Menteri Pendidikan dan Kebudayaan, Mohammad Nuh, meminta agar pengentasan ketunaaksaraan dapat terintegrasi dengan kegiatan ekonomi, sosial dan budaya. Dengan cara tersebut diharapkan dapat diwujudkan pemberdayaan masyarakat yang mampu menghasilkan aksarawan yang lebih cakap, berkarakter dan meningkat kualitas hidupnya.

“Jangan hanya kuantitatifnya saja yang dikejar, tapi kualitasnya juga diperhatikan, agar bisa ikut meningkatkan kualitas hidup,” katanya.

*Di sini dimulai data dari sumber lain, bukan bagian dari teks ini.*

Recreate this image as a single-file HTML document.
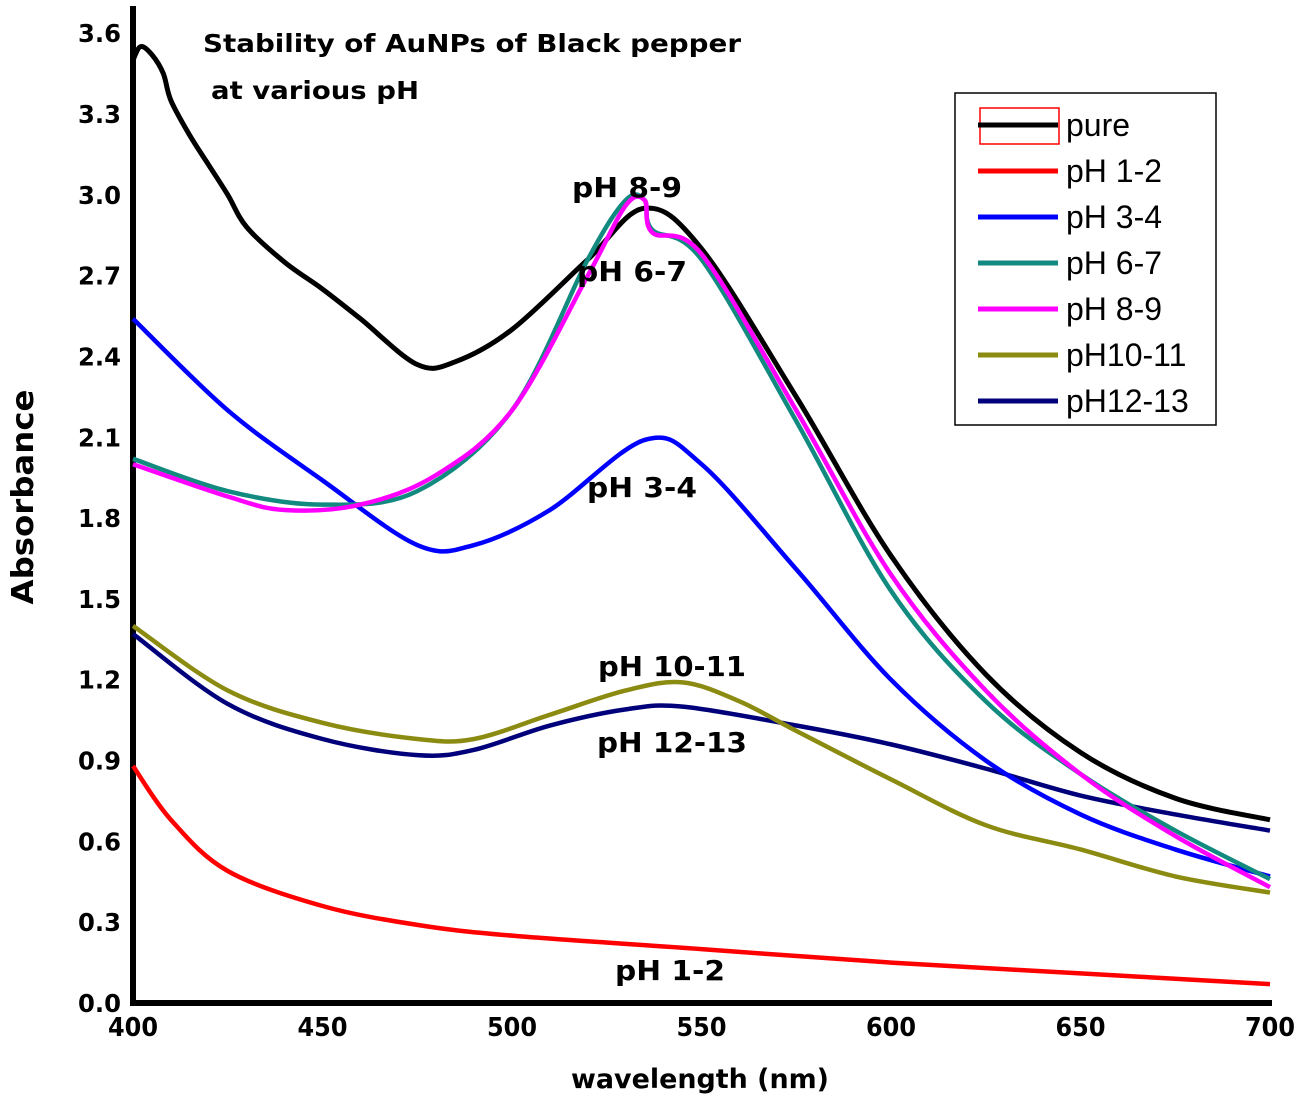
<!DOCTYPE html>
<html><head><meta charset="utf-8"><style>
body{margin:0;background:#fff;}
svg text{font-family:"DejaVu Sans","Liberation Sans",sans-serif;font-weight:bold;}
</style></head><body>
<svg id="chart" width="1300" height="1101" viewBox="0 0 1300 1101" xmlns="http://www.w3.org/2000/svg">
<g id="axes"></g><g id="series"></g><g id="ann"></g><g id="legend"></g>
</svg>
<script>
const xTicks=[400,450,500,550,600,650,700];
const yTicks=[0.0,0.3,0.6,0.9,1.2,1.5,1.8,2.1,2.4,2.7,3.0,3.3,3.6];
const seriesNames=["pure","pH 1-2","pH 3-4","pH 6-7","pH 8-9","pH10-11","pH12-13"];
const seriesColors=["#000000","#ff0000","#0000ff","#138a80","#ff00ff","#8b8b12","#00007a"];
const pureX=[400,402,405,408,410,415,420,425,430,440,450,460,475,485,500,520,535,550,575,600,625,650,675,700];
const pureY=[3.50,3.55,3.52,3.45,3.35,3.22,3.11,3.00,2.88,2.75,2.65,2.54,2.37,2.38,2.50,2.76,2.95,2.80,2.25,1.66,1.22,0.93,0.76,0.68];
const ph12X=[400,410,425,450,475,500,550,600,650,700];
const ph12Y=[0.88,0.68,0.49,0.36,0.29,0.25,0.20,0.15,0.11,0.07];
const ph34X=[400,425,450,475,490,510,535,550,575,600,625,650,675,700];
const ph34Y=[2.54,2.20,1.94,1.70,1.70,1.83,2.09,2.00,1.61,1.20,0.90,0.70,0.57,0.47];
const ph67X=[400,425,450,475,500,520,530,535,537,550,575,600,625,650,675,700];
const ph67Y=[2.02,1.90,1.85,1.90,2.20,2.76,2.98,2.98,2.87,2.76,2.16,1.53,1.12,0.85,0.64,0.46];
const ph89X=[400,425,440,460,480,500,520,530,535,537,550,575,600,625,650,675,700];
const ph89Y=[2.00,1.88,1.83,1.85,1.96,2.20,2.70,2.96,2.98,2.86,2.78,2.20,1.59,1.16,0.85,0.62,0.43];
const ph1011X=[400,425,450,475,490,510,530,545,560,575,600,625,650,675,700];
const ph1011Y=[1.40,1.16,1.04,0.98,0.98,1.07,1.16,1.19,1.12,1.01,0.83,0.66,0.57,0.47,0.41];
const ph1213X=[400,425,450,475,490,510,530,545,575,600,625,650,675,700];
const ph1213Y=[1.37,1.11,0.98,0.92,0.94,1.03,1.09,1.10,1.03,0.96,0.87,0.77,0.70,0.64];

const X0=133,X1=1270,Y0=1003;
const xs=v=>X0+(v-400)*(X1-X0)/300;
const ys=v=>Y0-v*269.4;
const NS="http://www.w3.org/2000/svg";
function mk(tag,attrs,parent){const e=document.createElementNS(NS,tag);for(const k in attrs)e.setAttribute(k,attrs[k]);parent.appendChild(e);return e;}
const axes=document.getElementById('axes');
let a=mk('path',{d:`M${X0} 6 L${X0} ${Y0} L1272 ${Y0}`,fill:'none',stroke:'#000','stroke-width':6},axes);


yTicks.forEach(v=>{const t=mk('text',{x:121,y:ys(v)+9,'text-anchor':'end','font-size':25,textLength:43,lengthAdjust:'spacingAndGlyphs'},axes);t.textContent=v.toFixed(1);

});
xTicks.forEach(v=>{const t=mk('text',{x:xs(v),y:1036,'text-anchor':'middle','font-size':26,textLength:50,lengthAdjust:'spacingAndGlyphs'},axes);t.textContent=v;

});
let t=mk('text',{x:700,y:1088,'text-anchor':'middle','font-size':27,textLength:258,lengthAdjust:'spacingAndGlyphs'},axes);t.textContent='wavelength (nm)';


t=mk('text',{x:0,y:0,'text-anchor':'middle','font-size':30,textLength:215,lengthAdjust:'spacingAndGlyphs',transform:'translate(33,497) rotate(-90)'},axes);t.textContent='Absorbance';


t=mk('text',{x:203,y:52,'font-size':25,textLength:538,lengthAdjust:'spacingAndGlyphs'},axes);t.textContent='Stability of AuNPs of Black pepper';


t=mk('text',{x:211,y:99,'font-size':25,textLength:208,lengthAdjust:'spacingAndGlyphs'},axes);t.textContent='at various pH';



function pathD(X,Y){const p=X.map((x,i)=>[xs(x),ys(Y[i])]);let d=`M${p[0][0]} ${p[0][1]}`;
for(let i=0;i<p.length-1;i++){const p0=p[Math.max(0,i-1)],p1=p[i],p2=p[i+1],p3=p[Math.min(p.length-1,i+2)];
const c1=[p1[0]+(p2[0]-p0[0])/6,p1[1]+(p2[1]-p0[1])/6],c2=[p2[0]-(p3[0]-p1[0])/6,p2[1]-(p3[1]-p1[1])/6];
d+=` C${c1[0]} ${c1[1]} ${c2[0]} ${c2[1]} ${p2[0]} ${p2[1]}`;}return d;}
const data=[[pureX,pureY],[ph12X,ph12Y],[ph34X,ph34Y],[ph67X,ph67Y],[ph89X,ph89Y],[ph1011X,ph1011Y],[ph1213X,ph1213Y]];
const order=[1,6,5,2,0,3,4];
const sg=document.getElementById('series');
order.forEach(i=>{const p=mk('path',{d:pathD(data[i][0],data[i][1]),fill:'none',stroke:seriesColors[i],'stroke-width':i==0?5:4.5,'stroke-linejoin':'round'},sg);

});

const annTexts=["pH 8-9","pH 6-7","pH 3-4","pH 10-11","pH 12-13","pH 1-2"];
const annX=[627,632,642,672,672,670];
const annY=[197,281,497,676,752,980];
const annW=[110,110,110,148,150,110];
const ag=document.getElementById('ann');
annTexts.forEach((s,i)=>{const e=mk('text',{x:annX[i],y:annY[i],'text-anchor':'middle','font-size':28,textLength:annW[i],lengthAdjust:'spacingAndGlyphs'},ag);e.textContent=s;

});

const lg=document.getElementById('legend');
const box=mk('rect',{x:955,y:93,width:261,height:332,fill:'#fff',stroke:'#000','stroke-width':1.5},lg);


const sel=mk('rect',{x:980,y:108,width:79,height:36,fill:'none',stroke:'#ff0000','stroke-width':1.5},lg);


seriesNames.forEach((n,i)=>{const y=125+i*46;
const g=mk('g',{},lg);


mk('line',{x1:978,y1:y,x2:1058,y2:y,stroke:seriesColors[i],'stroke-width':5},g);
const e=mk('text',{x:1066,y:y+11,'font-size':32,style:'font-weight:normal;font-family:Liberation Sans,sans-serif'},g);e.textContent=n;});
</script>
</body></html>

Usai menyampaikan sambutannya, Mendikbud berdialog dengan Yohanna dan Mulyono. Mereka adalah dua orang perwakilan dari suku Badui (Banten) dan Tolikara (Papua), yang berhasil melekaksara setelah mengikuti program paket A yang ada di daerahnya. Mendiknas mengajak mereka sebagai contoh orang yang memperoleh banyak manfaat karena telah melekaksara, untuk secara terus menerus membantu sekitarnya agar bisa melekaksara juga.

Puncak peringatan HAI dimeriahkan penampilan kesenian Kentrung dari Jawa Timur, dan berbagai tarian diantaranya tari Bali yang dibawakan oleh penari-penari dari ary suta center.  Kebudayaan dari Jawa Timur dan Bali dipilih sebagai pengisi acara dalam acara ini dikarenakan kedua provinsi tersebut merupakan provinsi yang angka tunaaksara nya masih tinggi. Usai acara seremonial, Mendikbud beserta tamu mengunjungi pameran hasil karya industri rumah tangga dari berbagai daerah.